As for Innovation Academy, a science, technology, engineering and math middle school, during a review of the proposed IA budget for 2013-14 it became apparent change may be afoot.
BOE member Randall Jones said potential future sites for the school more centrally located for county students could include Holston Middle, North Middle and Blountville Middle schools instead of the current site in the former Brookside Elementary School.
“The only thing that precludes that movement now is the agreement with Kingsport,” Yennie said. The city and county signed a two-year contract with the Battelle Memorial Institute, which administers the funding of IA and other platform STEM schools that opened last year with federal Race to the Top start-up funds.
Jack Bales, vice chairman of the IA Governing Board and the county BOE, and Yennie said more grant money may be forthcoming from Battelle.
Under a two-year contract, the city and county won $1 million in Race to the Top money for the start-up of IA, and East Tennessee State University won $500,000 to be a hub for the school, promoting its best practices and supporting it. Teacher and staff pay is split between the city and county, as are the 240 students in grades 6, 7 and 8 to attend the school this fall.
After the work session, Yennie said that the county system — which plans to plug a $4.5 million budget shortfall with $2 million in fund balance and $2.5 million in cuts that include layoffs, no raises and reductions in hours for some employees — is about to approve a budget with a related arts teacher for multimedia music and art, as well as time from existing county teachers for band and five days of physical education and wellness.

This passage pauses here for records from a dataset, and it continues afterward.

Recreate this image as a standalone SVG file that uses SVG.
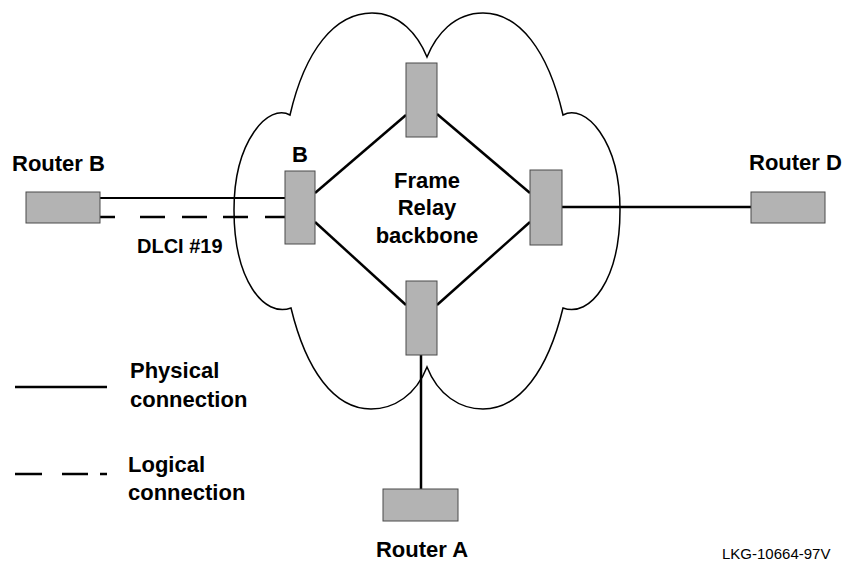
<svg xmlns="http://www.w3.org/2000/svg" width="850" height="561" viewBox="0 0 850 561">
<style>
  .cloud { fill: none; stroke: #000; stroke-width: 1.5; stroke-linejoin: miter; }
  .box { fill: #b3b3b3; stroke: #4a4a4a; stroke-width: 1; }
  .link { stroke: #000; stroke-width: 2.5; fill: none; }
  .thin { stroke-width: 2; }
  .lbl { font-family: "Liberation Sans", Arial, sans-serif; font-weight: bold; font-size: 22px; fill: #000; }
  .small { font-family: "Liberation Sans", Arial, sans-serif; font-size: 15px; fill: #000; }
</style>
<rect width="850" height="561" fill="#fff"/>

<g id="cloud">
  <path class="cloud" d="M290,115 C305,50 335,13 372,13 C400,13 418,35 427,57 C436,35 454,13 483,13 C519,13 548,50 563,115 C585,103 620,140 620,210 C620,280 590,318 563,308 C548,370 520,409 483,409 C460,409 438,395 427,367 C416,395 394,409 371,409 C334,409 306,370 291,308 C264,318 234,280 234,210 C234,140 269,103 290,115 Z"/>
</g>

<g id="connectors">
  <line class="link" x1="315" y1="193" x2="406" y2="115"/>
  <line class="link" x1="437" y1="114" x2="530" y2="193"/>
  <line class="link" x1="315" y1="222" x2="406" y2="305"/>
  <line class="link" x1="437" y1="305" x2="530" y2="222"/>
  <line class="link" x1="562" y1="207" x2="751" y2="207"/>
  <line class="link" x1="421" y1="355" x2="421" y2="489"/>
  <line class="link thin" x1="100" y1="198" x2="285" y2="198"/>
  <line class="link" x1="100" y1="217" x2="285" y2="217" stroke-dasharray="15 25 25 17 25 16 25 17 20"/>
</g>

<g id="switch-top"><rect class="box" x="406" y="63" width="31" height="74"/></g>
<g id="switch-b"><rect class="box" x="285" y="171" width="30" height="73"/></g>
<g id="switch-right"><rect class="box" x="530" y="170" width="32" height="75"/></g>
<g id="switch-bottom"><rect class="box" x="406" y="281" width="31" height="74"/></g>

<g id="router-b">
  <rect class="box" x="26" y="192" width="74" height="31"/>
  <text class="lbl" x="12" y="171">Router B</text>
</g>
<g id="router-d">
  <rect class="box" x="751" y="192" width="74" height="31"/>
  <text class="lbl" x="749" y="170">Router D</text>
</g>
<g id="router-a">
  <rect class="box" x="383" y="489" width="75" height="32"/>
  <text class="lbl" x="422" y="557" text-anchor="middle">Router A</text>
</g>

<g id="labels">
  <text class="lbl" x="300" y="162" text-anchor="middle">B</text>
  <text class="lbl" x="137" y="253" style="font-size:20px">DLCI #19</text>
  <text class="lbl" x="427" y="188" text-anchor="middle">Frame</text>
  <text class="lbl" x="427" y="215" text-anchor="middle">Relay</text>
  <text class="lbl" x="427" y="243" text-anchor="middle">backbone</text>
  <text class="small" x="722" y="559">LKG-10664-97V</text>
</g>

<g id="legend">
  <line class="link" x1="15" y1="387" x2="107" y2="387"/>
  <text class="lbl" x="130" y="378">Physical</text>
  <text class="lbl" x="130" y="407">connection</text>
  <line class="link" x1="15" y1="474" x2="107" y2="474" stroke-dasharray="27 20 26 12 7"/>
  <text class="lbl" x="128" y="472">Logical</text>
  <text class="lbl" x="128" y="500">connection</text>
</g>
</svg>
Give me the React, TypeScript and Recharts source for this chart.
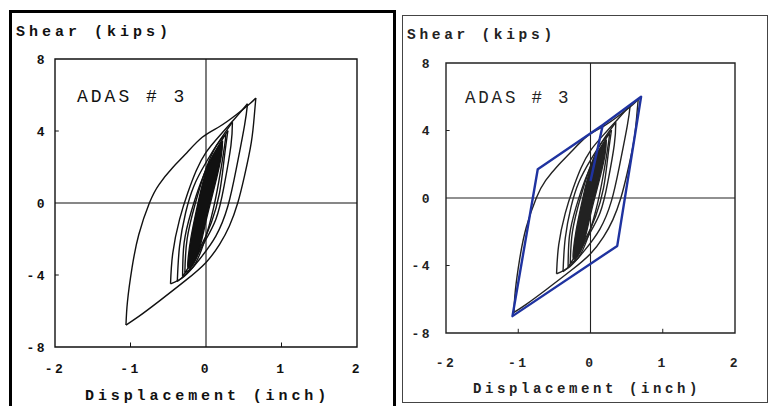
import { ScatterChart, Scatter, XAxis, YAxis, ReferenceLine, ReferenceArea } from "recharts";

const xTicks = [-2, -1, 0, 1, 2];
const yTicks = [-8, -4, 0, 4, 8];

// each cycle split into its unloading branch (top tip -> bottom tip) and reloading branch
const bigDown = [
  { x: 0.66, y: 5.83 }, { x: 0.64, y: 4.86 }, { x: 0.6, y: 3.37 }, { x: 0.51, y: 1.51 },
  { x: 0.42, y: 0 }, { x: 0.31, y: -1.28 }, { x: 0.18, y: -2.3 }, { x: 0, y: -3.3 },
  { x: -0.27, y: -4.3 }, { x: -0.62, y: -5.45 }, { x: -0.89, y: -6.3 }, { x: -1.06, y: -6.78 },
];
const bigUp = [
  { x: -1.06, y: -6.78 }, { x: -1.04, y: -5.47 }, { x: -0.98, y: -3.61 }, { x: -0.89, y: -1.75 },
  { x: -0.75, y: 0 }, { x: -0.62, y: 1.04 }, { x: -0.44, y: 1.97 }, { x: -0.27, y: 2.72 },
  { x: -0.05, y: 3.65 }, { x: 0.18, y: 4.25 }, { x: 0.4, y: 4.9 }, { x: 0.58, y: 5.51 },
  { x: 0.66, y: 5.83 },
];

const loop2Down = [
  { x: 0.55, y: 5.51 }, { x: 0.51, y: 4.3 }, { x: 0.4, y: 1.88 }, { x: 0.29, y: -0.17 },
  { x: 0.13, y: -1.84 }, { x: -0.09, y: -3.15 }, { x: -0.29, y: -4.08 }, { x: -0.47, y: -4.49 },
];
const loop2Up = [
  { x: -0.47, y: -4.49 }, { x: -0.44, y: -2.78 }, { x: -0.35, y: -0.91 }, { x: -0.24, y: 0.58 },
  { x: -0.13, y: 1.79 }, { x: 0, y: 2.81 }, { x: 0.18, y: 3.74 }, { x: 0.38, y: 4.68 },
  { x: 0.55, y: 5.51 },
];

const loop3Down = [
  { x: 0.35, y: 4.49 }, { x: 0.33, y: 3.18 }, { x: 0.24, y: 0.95 }, { x: 0.13, y: -0.91 },
  { x: -0.05, y: -2.4 }, { x: -0.22, y: -3.7 }, { x: -0.38, y: -4.36 },
];
const loop3Up = [
  { x: -0.38, y: -4.36 }, { x: -0.35, y: -2.4 }, { x: -0.27, y: -0.54 }, { x: -0.16, y: 0.95 },
  { x: 0, y: 2.25 }, { x: 0.18, y: 3.46 }, { x: 0.35, y: 4.49 },
];

const loop4Down = [
  { x: 0.29, y: 4.02 }, { x: 0.24, y: 2.44 }, { x: 0.18, y: 0.58 }, { x: 0.07, y: -1.1 },
  { x: -0.09, y: -2.59 }, { x: -0.31, y: -4.08 },
];
const loop4Up = [
  { x: -0.31, y: -4.08 }, { x: -0.29, y: -2.22 }, { x: -0.2, y: -0.54 }, { x: -0.07, y: 1.13 },
  { x: 0.09, y: 2.63 }, { x: 0.29, y: 4.02 },
];

const loop5Down = [
  { x: 0.26, y: 3.8 }, { x: 0.25, y: 3.3 }, { x: 0.17, y: 1.2 }, { x: 0.07, y: -0.8 },
  { x: -0.06, y: -2.6 }, { x: -0.18, y: -3.6 }, { x: -0.28, y: -3.85 },
];
const loop5Up = [
  { x: -0.28, y: -3.85 }, { x: -0.25, y: -2 }, { x: -0.14, y: 0 }, { x: 0, y: 1.9 },
  { x: 0.14, y: 3.2 }, { x: 0.26, y: 3.8 },
];

// the small cycles run together into a solid black core
const core = [
  { x: 0.22, y: 3.46 }, { x: 0.2, y: 2.53 }, { x: 0.11, y: 0.85 }, { x: 0, y: -1.0 },
  { x: -0.11, y: -2.87 }, { x: -0.22, y: -3.61 }, { x: -0.24, y: -3.24 }, { x: -0.2, y: -1.94 },
  { x: -0.11, y: -0.07 }, { x: 0.02, y: 1.97 }, { x: 0.22, y: 3.46 },
];

// bilinear envelope drawn over the right copy
const envelope = [
  { x: 0.0, y: 1.0 }, { x: 0.17, y: 4.33 }, { x: 0.7, y: 6.0 }, { x: 0.37, y: -2.84 },
  { x: -1.08, y: -7.0 }, { x: -0.73, y: 1.7 }, { x: 0.17, y: 4.33 },
];

const branches = [
  bigDown, bigUp, loop2Down, loop2Up, loop3Down, loop3Up, loop4Down, loop4Up, loop5Down, loop5Up,
];

const mono = "'Liberation Mono', 'DejaVu Sans Mono', monospace";
const noDot = () => <g />;

const fmt = (v: number) => (v < 0 ? `-${Math.abs(v)}` : `${v}`);

type PanelProps = {
  left: number;
  width: number;
  margin: { top: number; right: number; bottom: number; left: number };
  xDy: number;
  yDx: number;
  ink: string;
  blue?: boolean;
};

const Panel = ({ left, width, margin, xDy, yDx, ink, blue }: PanelProps) => {
  const xTick = (p: any) => (
    <text x={p.x} y={p.y + xDy} textAnchor="middle" fontFamily={mono} fontWeight={700}
      fontSize={13} letterSpacing={2.5} fill={ink}>
      {fmt(p.payload.value)}
    </text>
  );
  const yTick = (p: any) => (
    <text x={p.x + yDx} y={p.y + 4.5} textAnchor="end" fontFamily={mono} fontWeight={700}
      fontSize={13} letterSpacing={2.5} fill={ink}>
      {fmt(p.payload.value)}
    </text>
  );
  return (
    <div style={{ position: "absolute", left, top: 0 }}>
      <ScatterChart width={width} height={406} margin={margin}>
        <XAxis type="number" dataKey="x" domain={[-2, 2]} ticks={xTicks} axisLine={false}
          tickLine={false} tick={xTick} height={30} allowDataOverflow />
        <YAxis type="number" dataKey="y" domain={[-8, 8]} ticks={yTicks} axisLine={false}
          tickLine={false} tick={yTick} width={40} allowDataOverflow />
        <ReferenceArea x1={-2} x2={2} y1={-8} y2={8} fill="none" stroke={ink} strokeWidth={1.4} />
        <ReferenceLine x={0} stroke={ink} strokeWidth={1.1} />
        <ReferenceLine y={0} stroke={ink} strokeWidth={1.1} />
        <ReferenceLine segment={[{ x: -1, y: -8 }, { x: -1, y: -7.75 }]} stroke={ink} />
        <ReferenceLine segment={[{ x: 1, y: -8 }, { x: 1, y: -7.75 }]} stroke={ink} />
        <ReferenceLine segment={[{ x: -2, y: 4 }, { x: -1.95, y: 4 }]} stroke={ink} />
        <ReferenceLine segment={[{ x: -2, y: -4 }, { x: -1.95, y: -4 }]} stroke={ink} />
        {branches.map((d, i) => (
          <Scatter key={i} data={d} shape={noDot} fill={ink} isAnimationActive={false}
            lineJointType="natural"
            line={{ stroke: ink, strokeWidth: 1.4, strokeLinejoin: "round" }} />
        ))}
        <Scatter data={core} shape={noDot} fill={ink} isAnimationActive={false}
          lineJointType="natural" line={{ stroke: ink, strokeWidth: 1.3, fill: ink }} />
        {blue && (
          <Scatter data={envelope} shape={noDot} fill="#1f33a0" isAnimationActive={false}
            line={{ stroke: "#1f33a0", strokeWidth: 2.4, strokeLinejoin: "round" }} />
        )}
      </ScatterChart>
    </div>
  );
};

const text = (left: number, top: number, size: number, spacing: number, bold: boolean, color: string) => ({
  position: "absolute" as const,
  left,
  top,
  fontFamily: mono,
  fontSize: size,
  letterSpacing: spacing,
  fontWeight: bold ? 700 : 400,
  color,
  lineHeight: 1,
  whiteSpace: "nowrap" as const,
});

export default function App() {
  return (
    <div style={{ position: "absolute", left: 0, top: 0, width: 770, height: 406, overflow: "hidden", background: "#fff" }}>
      <div style={{ position: "absolute", left: 9, top: 10, width: 381, height: 420, border: "3px solid #000" }} />
      <div style={{ position: "absolute", left: 402, top: 15, width: 364, height: 386, border: "1.5px solid #444" }} />

      <Panel left={0} width={400} margin={{ top: 59, right: 43, bottom: 29, left: 15 }}
        xDy={18} yDx={0} ink="#111" />
      <Panel left={385} width={385} margin={{ top: 63, right: 35, bottom: 43, left: 21 }}
        xDy={26} yDx={-6} ink="#222" blue />

      <div style={text(16, 25, 15, 4, true, "#111")}>Shear (kips)</div>
      <div style={text(85, 389, 15, 3.9, true, "#111")}>Displacement (inch)</div>
      <div style={text(77, 88, 18, 3, false, "#111")}>ADAS # 3</div>

      <div style={text(407, 28, 14.5, 3.7, true, "#222")}>Shear (kips)</div>
      <div style={text(473, 382, 14, 3.6, true, "#222")}>Displacement (inch)</div>
      <div style={text(465, 90, 17.5, 2.8, false, "#222")}>ADAS # 3</div>
    </div>
  );
}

Initially, the city system was going to provide two days of PE.
In contrast, the city system’s budget does not include a related arts position at IA for Project Lead the Way (PLTW), an engineering program that IA Principal Sandy Watkins and Jack Rhoton, leader of the ETSU hub, have said is crucial to the STEM school.
Yennie said the IA Governing Board can’t force the county or city BOEs to appropriate money to IA, but he said surely the city BOE could come up with money for one related arts teacher if the county is paying for a related arts teacher and providing the time of two other teachers for IA programs.
“We’re looking to Kingsport (the Board of Mayor and Aldermen) or the BOE to say, ‘Where are we on this thing,’” Yennie said.
“There’s certainly is a lot of speculation. Are we going our separate ways next year? Are we adding (grade) nine next year?”
Yennie said another idea that has been floated are separate “east” and “west” programs.
“How do we expand it and serve the most kids, or do we expand it?” Yennie said.
City BOE members, in cutting IA’s PLTW, said it was only fair since schools across the city were affected by cuts in proposed increases and new positions. Unlike the county, which is seeing a decrease in funding, the city system got about $1.5 million in added funding plus $250,000 more in city funding and a promise of $200,000 more if property taxes produce it.
Yennie said Holston Middle “mothballed” its PLTW program after its non-tenured teacher was laid off, one of 24 non-tenured positions cut last month.
Ailshie, in proposing the Kingsport operation of IA, said business partners of the school had indicated concern about an earlier BOE discussion about streamlining, which did not indicate which school might operation IA.
Ailshie cited complex measures required to track teacher evaluation data from students in two systems, but Yennie said those calculations are no big deal.
Eastman Chemical Co., Wellmont Health System and the Domtar Paper Co. are the main community partners for IA.